Monthly Archives: July 2015

GeoNet Prime Answering Times


ESRI runs a biannual contest to encourage participation on their help forum, GeoNet. Prizes go to the top ten point-getters. I found out during the last contest that it takes a great deal of time and persistence to keep up with the top of the pack (I ended up 5th). There are several tips for optimizing your effort (some of which I outlined, somewhat sarcastically, here).

One such tip is: get on GeoNet during times when there are the greatest number of fresh, unanswered questions. If you’ve spent any time on GeoNet, you have likely noticed that questions are generally asked during North American working hours, when people are struggling to get through their work-related GIS tasks. I wanted to put some better numbers to this idea, so I set about gathering the data myself.

All the information is there: each post has the date/time it was asked written right there in the posting. You could click on each post and record that date/time into an Excel and be done with it, but that would be awfully tedious. This is where screen scraping comes in. Screen scraping is the direct equivalent of having your computer control your web browser: click here, find this part of the HTML code, read it, and do something with it.Luckily, your computer doesn’t care if it has to spend all day doing the same thing over and over and over…
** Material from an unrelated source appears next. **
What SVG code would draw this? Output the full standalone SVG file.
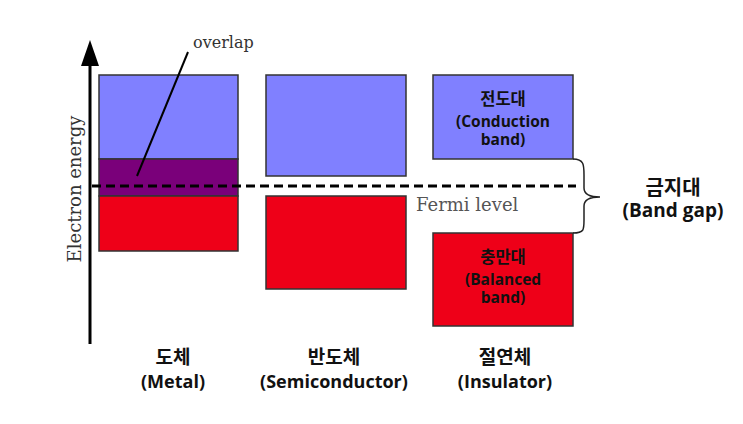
<svg xmlns="http://www.w3.org/2000/svg" width="743" height="424" viewBox="0 0 743 424">
<style>
.box{stroke:#333;stroke-width:1.5}
.blue{fill:#8080FF}
.red{fill:#EE0018}
.purple{fill:#7A007A}
.kr{font-family:"Open Sans","Noto Sans CJK KR",sans-serif;font-weight:bold;fill:#111;text-anchor:middle}
.serif{font-family:"DejaVu Serif","Liberation Serif",serif}
</style>
<rect width="743" height="424" fill="#fff"/>
<g id="axis">
<line x1="90" y1="60" x2="90" y2="344" stroke="#000" stroke-width="3"/>
<polygon points="90,40 81,66 99,66" fill="#000"/>
<text class="serif" x="0" y="0" font-size="18" fill="#333" text-anchor="middle" transform="translate(81,189) rotate(-90)">Electron energy</text>
</g>
<g id="metal">
<rect class="box blue" x="99" y="75" width="139" height="84"/>
<rect class="box purple" x="99" y="159" width="139" height="37"/>
<rect class="box red" x="99" y="196" width="139" height="55"/>
</g>
<g id="semiconductor">
<rect class="box blue" x="266" y="75" width="140" height="101"/>
<rect class="box red" x="266" y="196" width="140" height="93"/>
</g>
<g id="insulator">
<rect class="box blue" x="433" y="75" width="140" height="84"/>
<rect class="box red" x="433" y="233" width="140" height="93"/>
<text class="kr" x="503" y="105" font-size="16.5">전도대</text>
<text class="kr" x="503" y="127" font-size="15.5">(Conduction</text>
<text class="kr" x="503" y="145" font-size="15.5">band)</text>
<text class="kr" x="503" y="263" font-size="16.5">충만대</text>
<text class="kr" x="503" y="285" font-size="15.5">(Balanced</text>
<text class="kr" x="503" y="303" font-size="15.5">band)</text>
</g>
<g id="connectors">
<line x1="92" y1="186" x2="576" y2="186" stroke="#000" stroke-width="3" stroke-dasharray="9,5"/>
<line x1="188" y1="52" x2="137" y2="176" stroke="#000" stroke-width="2"/>
<path d="M573,159 C584,159 584,165 584,175 L584,188 C584,194 590,197 600,197 C590,197 584,200 584,206 L584,220 C584,230 584,233 573,233" fill="none" stroke="#222" stroke-width="1.5"/>
</g>
<g id="labels">
<text class="serif" x="193" y="48" font-size="16" fill="#333">overlap</text>
<text class="serif" x="416" y="211" font-size="18" fill="#555">Fermi level</text>
<text class="kr" x="673" y="195" font-size="20">금지대</text>
<text class="kr" x="673" y="217" font-size="19">(Band gap)</text>
<text class="kr" x="173" y="364" font-size="19">도체</text>
<text class="kr" x="173" y="388" font-size="18">(Metal)</text>
<text class="kr" x="334" y="364" font-size="19">반도체</text>
<text class="kr" x="334" y="388" font-size="18">(Semiconductor)</text>
<text class="kr" x="505" y="364" font-size="19">절연체</text>
<text class="kr" x="505" y="388" font-size="18">(Insulator)</text>
</g>
</svg>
I chose to use Python, but you can do this in other languages, as well. Useful libraries to download are Requests and lxml. I use Requests for making the, you guessed it, “requests”, which are similar to typing a URL in the address bar of your browser. I use lxml for parsing and traversing the returned HTML code, which you can look at on any web page by pressing Ctrl+u (at least, in Chrome).

from lxml import html
import requests, time, csv

with open('C:/junk/geonet.csv', 'w') as csvfile: # create and/or open a CSV file
  csvWriter = csv.writer(csvfile, delimiter=" ", quoting=csv.QUOTE_MINIMAL) # writer
  dateList = []
  baseUrl = '' # store the URL prefix

  for i in range(10): # loop through the first 10 'Content' pages
    page = requests.get(baseUrl + '?start=' + str(i*20)) # navigate to page
    tree = html.fromstring(page.text) # retrieve the HTML
    linkList = tree.iterlinks() # find all the links on the page
    threads = []

    for link in linkList: # loop through the links
      if link[2].startswith('/thread/'): # find those starting with "thread"
        threads.append(link[2]) # add the link to the list

    threadBase = '' # store the URL prefix
    for thread in threads: # loop through the threads listed on the 'Content' page
      page = requests.get(threadBase + thread) # navigate to the correct thread page
      tree = html.fromstring(page.text) # retrieve the HTML
      dates = tree.find_class('j-post-author') # retrieve the date
      dateList.append(dates[0].text_content().strip()) # write to list
      csvWriter.writerow(dates[0].text_content().strip()) # write to CSV
      time.sleep(5) # wait 5s to give server a chance to handle someone else's requests

Anyhow, the graph at the start of this post shows pretty much what I expected: people on the East Coast get confused, then people on the West Coast get confused, then everyone goes home.